((

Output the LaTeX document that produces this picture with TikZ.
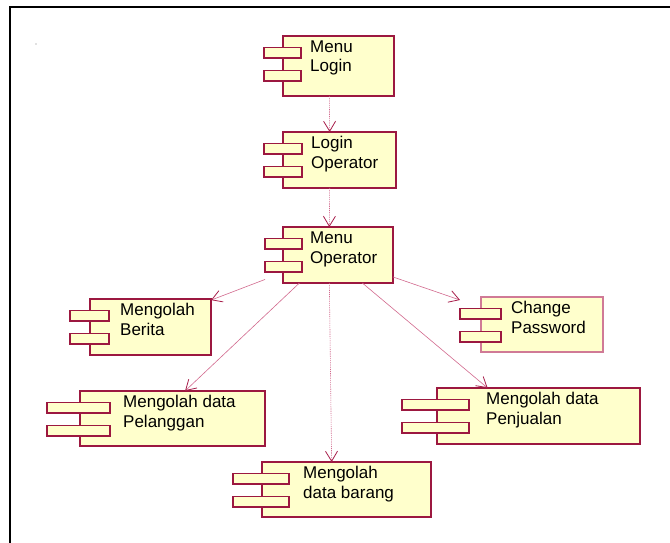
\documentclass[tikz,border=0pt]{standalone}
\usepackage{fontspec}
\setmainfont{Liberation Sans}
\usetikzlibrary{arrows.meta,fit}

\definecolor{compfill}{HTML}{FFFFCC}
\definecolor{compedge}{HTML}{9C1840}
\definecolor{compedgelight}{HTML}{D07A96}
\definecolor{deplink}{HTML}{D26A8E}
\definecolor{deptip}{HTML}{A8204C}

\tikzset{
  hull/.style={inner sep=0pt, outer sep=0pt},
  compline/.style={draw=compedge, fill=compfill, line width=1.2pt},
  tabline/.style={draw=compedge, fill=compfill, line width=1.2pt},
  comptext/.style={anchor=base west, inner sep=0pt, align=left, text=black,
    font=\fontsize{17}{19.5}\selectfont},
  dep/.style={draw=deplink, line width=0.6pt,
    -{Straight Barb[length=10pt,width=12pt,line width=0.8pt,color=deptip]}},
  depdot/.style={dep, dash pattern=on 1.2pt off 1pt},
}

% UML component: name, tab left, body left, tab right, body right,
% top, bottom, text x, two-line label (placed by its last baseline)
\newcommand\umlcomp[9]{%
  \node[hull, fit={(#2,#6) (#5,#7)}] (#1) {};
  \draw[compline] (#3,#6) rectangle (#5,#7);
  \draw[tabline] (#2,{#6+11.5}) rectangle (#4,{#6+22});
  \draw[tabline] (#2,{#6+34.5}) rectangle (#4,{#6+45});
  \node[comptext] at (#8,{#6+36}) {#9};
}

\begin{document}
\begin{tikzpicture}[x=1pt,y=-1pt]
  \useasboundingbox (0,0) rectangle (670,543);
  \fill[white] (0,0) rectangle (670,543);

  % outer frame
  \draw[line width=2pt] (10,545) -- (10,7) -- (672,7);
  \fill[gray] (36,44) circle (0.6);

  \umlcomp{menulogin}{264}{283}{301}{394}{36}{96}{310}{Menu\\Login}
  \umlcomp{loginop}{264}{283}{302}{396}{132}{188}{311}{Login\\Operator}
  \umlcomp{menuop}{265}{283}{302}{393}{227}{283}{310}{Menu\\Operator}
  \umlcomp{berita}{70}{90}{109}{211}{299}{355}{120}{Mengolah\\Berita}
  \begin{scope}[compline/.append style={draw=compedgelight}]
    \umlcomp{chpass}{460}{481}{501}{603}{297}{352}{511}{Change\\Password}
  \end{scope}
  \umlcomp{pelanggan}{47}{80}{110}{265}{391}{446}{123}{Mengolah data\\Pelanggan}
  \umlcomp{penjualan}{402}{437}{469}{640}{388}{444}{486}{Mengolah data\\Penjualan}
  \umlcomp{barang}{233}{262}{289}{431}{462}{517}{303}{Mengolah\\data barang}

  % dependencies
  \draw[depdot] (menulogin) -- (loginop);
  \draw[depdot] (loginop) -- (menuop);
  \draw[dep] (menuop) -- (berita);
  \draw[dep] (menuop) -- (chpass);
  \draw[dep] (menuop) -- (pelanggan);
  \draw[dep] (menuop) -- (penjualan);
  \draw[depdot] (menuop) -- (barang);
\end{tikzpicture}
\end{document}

))
((

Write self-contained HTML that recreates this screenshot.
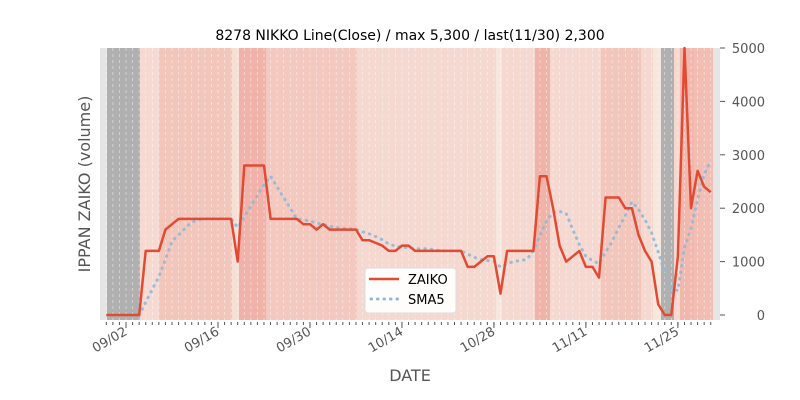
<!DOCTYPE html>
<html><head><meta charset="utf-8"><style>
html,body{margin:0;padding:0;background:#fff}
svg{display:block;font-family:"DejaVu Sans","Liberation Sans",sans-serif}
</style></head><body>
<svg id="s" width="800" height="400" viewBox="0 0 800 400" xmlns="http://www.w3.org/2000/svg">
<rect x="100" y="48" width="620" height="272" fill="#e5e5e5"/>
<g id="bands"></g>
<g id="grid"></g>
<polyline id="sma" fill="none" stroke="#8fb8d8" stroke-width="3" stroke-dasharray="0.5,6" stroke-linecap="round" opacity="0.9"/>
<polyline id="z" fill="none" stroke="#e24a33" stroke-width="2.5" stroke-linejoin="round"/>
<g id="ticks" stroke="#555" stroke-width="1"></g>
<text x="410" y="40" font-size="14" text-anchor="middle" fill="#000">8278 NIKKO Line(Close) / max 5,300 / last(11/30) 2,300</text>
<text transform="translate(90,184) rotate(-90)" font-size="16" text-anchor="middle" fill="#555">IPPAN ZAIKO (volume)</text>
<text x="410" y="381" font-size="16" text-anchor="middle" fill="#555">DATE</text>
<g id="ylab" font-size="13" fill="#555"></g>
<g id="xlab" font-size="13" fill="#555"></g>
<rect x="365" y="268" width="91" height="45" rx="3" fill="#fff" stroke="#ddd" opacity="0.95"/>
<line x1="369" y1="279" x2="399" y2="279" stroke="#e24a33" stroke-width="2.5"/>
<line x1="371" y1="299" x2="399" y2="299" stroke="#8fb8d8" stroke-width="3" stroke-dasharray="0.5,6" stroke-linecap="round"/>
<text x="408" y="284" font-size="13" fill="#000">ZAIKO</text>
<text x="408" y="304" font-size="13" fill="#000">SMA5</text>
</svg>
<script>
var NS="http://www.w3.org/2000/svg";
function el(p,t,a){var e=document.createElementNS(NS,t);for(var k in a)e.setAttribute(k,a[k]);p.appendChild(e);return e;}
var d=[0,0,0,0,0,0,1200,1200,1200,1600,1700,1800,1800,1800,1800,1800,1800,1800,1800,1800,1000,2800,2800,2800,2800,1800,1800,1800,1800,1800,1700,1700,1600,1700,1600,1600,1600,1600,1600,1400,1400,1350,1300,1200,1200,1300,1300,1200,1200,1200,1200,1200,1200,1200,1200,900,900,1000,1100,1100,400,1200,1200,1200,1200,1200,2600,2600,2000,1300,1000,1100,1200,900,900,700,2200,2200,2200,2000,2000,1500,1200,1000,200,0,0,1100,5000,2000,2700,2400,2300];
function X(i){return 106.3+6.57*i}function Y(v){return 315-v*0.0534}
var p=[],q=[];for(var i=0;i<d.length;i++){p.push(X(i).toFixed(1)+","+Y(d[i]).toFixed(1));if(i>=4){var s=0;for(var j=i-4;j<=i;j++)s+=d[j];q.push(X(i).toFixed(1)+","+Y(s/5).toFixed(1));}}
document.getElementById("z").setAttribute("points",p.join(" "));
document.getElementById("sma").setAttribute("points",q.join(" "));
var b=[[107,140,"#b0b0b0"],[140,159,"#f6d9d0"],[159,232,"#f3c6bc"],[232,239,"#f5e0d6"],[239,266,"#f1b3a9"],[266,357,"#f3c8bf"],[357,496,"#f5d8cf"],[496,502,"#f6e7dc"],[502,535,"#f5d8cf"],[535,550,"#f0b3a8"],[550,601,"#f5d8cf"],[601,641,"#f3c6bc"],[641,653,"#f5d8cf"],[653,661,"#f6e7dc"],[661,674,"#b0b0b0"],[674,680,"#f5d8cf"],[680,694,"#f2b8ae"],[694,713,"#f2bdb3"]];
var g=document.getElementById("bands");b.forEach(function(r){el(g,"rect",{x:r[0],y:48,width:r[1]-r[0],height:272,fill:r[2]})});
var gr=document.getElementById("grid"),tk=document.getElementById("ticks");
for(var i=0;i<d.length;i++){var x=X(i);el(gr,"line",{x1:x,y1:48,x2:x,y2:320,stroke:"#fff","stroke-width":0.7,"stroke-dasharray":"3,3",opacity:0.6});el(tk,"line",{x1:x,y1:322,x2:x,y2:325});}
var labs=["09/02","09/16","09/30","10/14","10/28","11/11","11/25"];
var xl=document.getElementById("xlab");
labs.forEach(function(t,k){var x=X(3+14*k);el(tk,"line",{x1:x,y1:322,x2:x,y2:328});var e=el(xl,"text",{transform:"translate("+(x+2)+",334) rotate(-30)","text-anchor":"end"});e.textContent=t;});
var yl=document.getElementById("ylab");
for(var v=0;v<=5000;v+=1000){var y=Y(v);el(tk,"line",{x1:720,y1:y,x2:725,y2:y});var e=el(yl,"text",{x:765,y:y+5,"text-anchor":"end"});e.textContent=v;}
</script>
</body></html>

))

Stated task: Above are the records; copy exactly the lines from the one with "Output the LaTeX" through the one with "(36,44) circle (0.6);", including both, and nothing more. Leave out pictures.

The result:
Output the LaTeX document that produces this picture with TikZ.
\documentclass[tikz,border=0pt]{standalone}
\usepackage{fontspec}
\setmainfont{Liberation Sans}
\usetikzlibrary{arrows.meta,fit}

\definecolor{compfill}{HTML}{FFFFCC}
\definecolor{compedge}{HTML}{9C1840}
\definecolor{compedgelight}{HTML}{D07A96}
\definecolor{deplink}{HTML}{D26A8E}
\definecolor{deptip}{HTML}{A8204C}

\tikzset{
  hull/.style={inner sep=0pt, outer sep=0pt},
  compline/.style={draw=compedge, fill=compfill, line width=1.2pt},
  tabline/.style={draw=compedge, fill=compfill, line width=1.2pt},
  comptext/.style={anchor=base west, inner sep=0pt, align=left, text=black,
    font=\fontsize{17}{19.5}\selectfont},
  dep/.style={draw=deplink, line width=0.6pt,
    -{Straight Barb[length=10pt,width=12pt,line width=0.8pt,color=deptip]}},
  depdot/.style={dep, dash pattern=on 1.2pt off 1pt},
}

% UML component: name, tab left, body left, tab right, body right,
% top, bottom, text x, two-line label (placed by its last baseline)
\newcommand\umlcomp[9]{%
  \node[hull, fit={(#2,#6) (#5,#7)}] (#1) {};
  \draw[compline] (#3,#6) rectangle (#5,#7);
  \draw[tabline] (#2,{#6+11.5}) rectangle (#4,{#6+22});
  \draw[tabline] (#2,{#6+34.5}) rectangle (#4,{#6+45});
  \node[comptext] at (#8,{#6+36}) {#9};
}

\begin{document}
\begin{tikzpicture}[x=1pt,y=-1pt]
  \useasboundingbox (0,0) rectangle (670,543);
  \fill[white] (0,0) rectangle (670,543);

  % outer frame
  \draw[line width=2pt] (10,545) -- (10,7) -- (672,7);
  \fill[gray] (36,44) circle (0.6);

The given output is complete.